IRAS: Country-by-Country Reporting (CbCR) Filing Requirements
Singapore-headquartered multinational enterprise (MNE) groups meeting specific requirements are mandated to submit Country-by-Country Reports (CbCR) to the Inland Revenue Authority of Singapore (IRAS) for financial years beginning on or after 1 Jan 2017.
What is Country-by-Country Reporting (CbCR)?
CbCR is an initiative by the Organisation for Economic Co-operation and Development (OECD) as part of the Base Erosion and Profit Shifting (BEPS) Project. It aims to enhance transparency in global business operations by providing tax authorities with detailed information on an MNE’s income, taxes paid, and business activities in different jurisdictions.
Key Requirements:
- Consolidated Group Revenue: At least S$1,125 million in the preceding financial year.

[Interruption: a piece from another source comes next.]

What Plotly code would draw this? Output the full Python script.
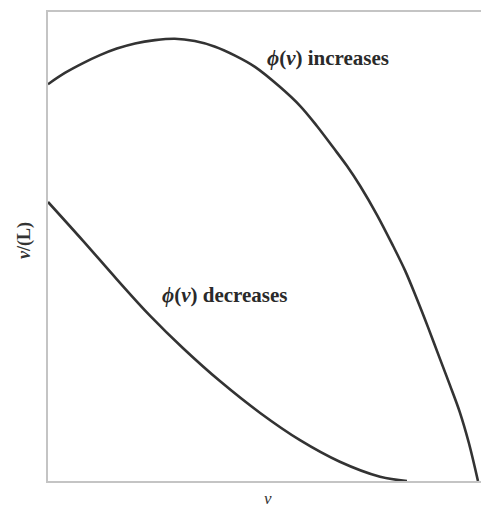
import plotly.graph_objects as go

# Curves (arbitrary units, x 0..10, y 0..10)
inc_x = [0.00, 0.39, 0.81, 1.20, 1.59, 2.01, 2.47, 2.93, 3.39, 3.86, 4.32, 4.78, 5.36,
         5.82, 6.21, 6.58, 6.91, 7.21, 7.60, 7.97, 8.25, 8.52, 8.78, 9.05, 9.28, 9.51,
         9.72, 9.93]
inc_y = [8.46, 8.70, 8.91, 9.08, 9.22, 9.33, 9.40, 9.43, 9.38, 9.26, 9.07, 8.83, 8.40,
         8.00, 7.57, 7.12, 6.71, 6.29, 5.67, 5.01, 4.48, 3.88, 3.27, 2.61, 2.05, 1.47,
         0.81, 0.00]

dec_x = [0.00, 0.81, 1.59, 2.36, 3.12, 3.97, 4.90, 5.82, 6.74, 7.67, 8.29]
dec_y = [5.95, 5.12, 4.30, 3.52, 2.83, 2.13, 1.45, 0.87, 0.41, 0.09, 0.00]

label_inc = "<i>ϕ</i>(<i>v</i>) increases"
label_dec = "<i>ϕ</i>(<i>v</i>) decreases"
x_title = "<i>v</i>"
y_title = "<i>v</i>/(L)"

FONT = "Liberation Serif, Times New Roman, serif"
LINE = "#333333"

fig = go.Figure()
fig.add_trace(go.Scatter(x=inc_x, y=inc_y, mode="lines",
                         line=dict(color=LINE, width=2.6, shape="spline", smoothing=1.0),
                         showlegend=False, hoverinfo="skip"))
fig.add_trace(go.Scatter(x=dec_x, y=dec_y, mode="lines",
                         line=dict(color=LINE, width=2.6, shape="spline", smoothing=1.0),
                         showlegend=False, hoverinfo="skip"))

fig.add_annotation(x=5.01, y=9.02, text="<b>" + label_inc + "</b>", showarrow=False,
                   xanchor="left", yanchor="middle",
                   font=dict(family=FONT, size=21, color="#2a2a2a"))
fig.add_annotation(x=2.59, y=3.97, text="<b>" + label_dec + "</b>", showarrow=False,
                   xanchor="left", yanchor="middle",
                   font=dict(family=FONT, size=21, color="#2a2a2a"))

fig.add_annotation(xref="paper", yref="paper", x=0.508, y=-0.038, text=x_title,
                   showarrow=False, xanchor="center", yanchor="middle",
                   font=dict(family=FONT, size=17, color="#333"))
fig.add_annotation(xref="paper", yref="paper", x=-0.053, y=0.512, text="<b>" + y_title + "</b>",
                   showarrow=False, textangle=-90, xanchor="center", yanchor="middle",
                   font=dict(family=FONT, size=18, color="#333"))

fig.update_xaxes(range=[0, 10], showgrid=False, zeroline=False, showticklabels=False,
                 showline=True, linecolor="#c4c4c4", linewidth=1.5, mirror=True, ticks="")
fig.update_yaxes(range=[0, 10], showgrid=False, zeroline=False, showticklabels=False,
                 showline=True, linecolor="#c4c4c4", linewidth=1.5, ticks="")

fig.update_layout(width=481, height=510,
                  margin=dict(l=48, r=0, t=12, b=29),
                  paper_bgcolor="white", plot_bgcolor="white")

fig.write_html("out.html", config={"displayModeBar": False},
               post_script="document.body.style.margin='0';document.body.style.overflow='hidden';")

- Global Operations: Must have subsidiaries or operations in at least one foreign jurisdiction.
- Ultimate Parent Entity: The Singapore entity must be the ultimate parent of the MNE group and tax resident in Singapore.
CbCR Filing Deadline
CbCR reports must be filed with IRAS within 12 months from the end of the ultimate parent entity’s financial year. For example, for financial years starting on 1 Jan 2021, the report must be filed by 31 Dec 2021.
Important Notification Changes for FYs Beginning on or After 1 Jan 2022
As of FY 2022, Singapore MNE groups are required to notify IRAS of their obligation to file a CbC Report within 3 months from the end of the financial year via FormSG. This replaces the prior system where IRAS issued annual notification letters.
For entities obligated to file, the notification must include:
- Name and Tax Reference Number of the ultimate parent entity.
- Financial reporting period.
- Contact person’s details.
How to Submit CbC Reports
CbCR reports should be submitted in the CbCR XML format, following the OECD’s guidelines. The report should be zipped, password-protected, and sent via email to [email protected]. A strong password is required, following IRAS’s specified guidelines for security.
Why Is CbCR Important?
CbC reports help tax authorities evaluate transfer pricing risks and other BEPS-related risks across jurisdictions. These reports provide valuable insight into how income is distributed within MNEs, ensuring compliance with local tax regulations and international standards.
Penalties for Non-Compliance
Failing to comply with CbCR requirements may lead to:
- Late filing penalties by IRAS.
- Fines of up to SGD 5,000 per offence.
- Disqualification of directors for repeated non-compliance.
- Striking off by ACRA for serious non-compliance.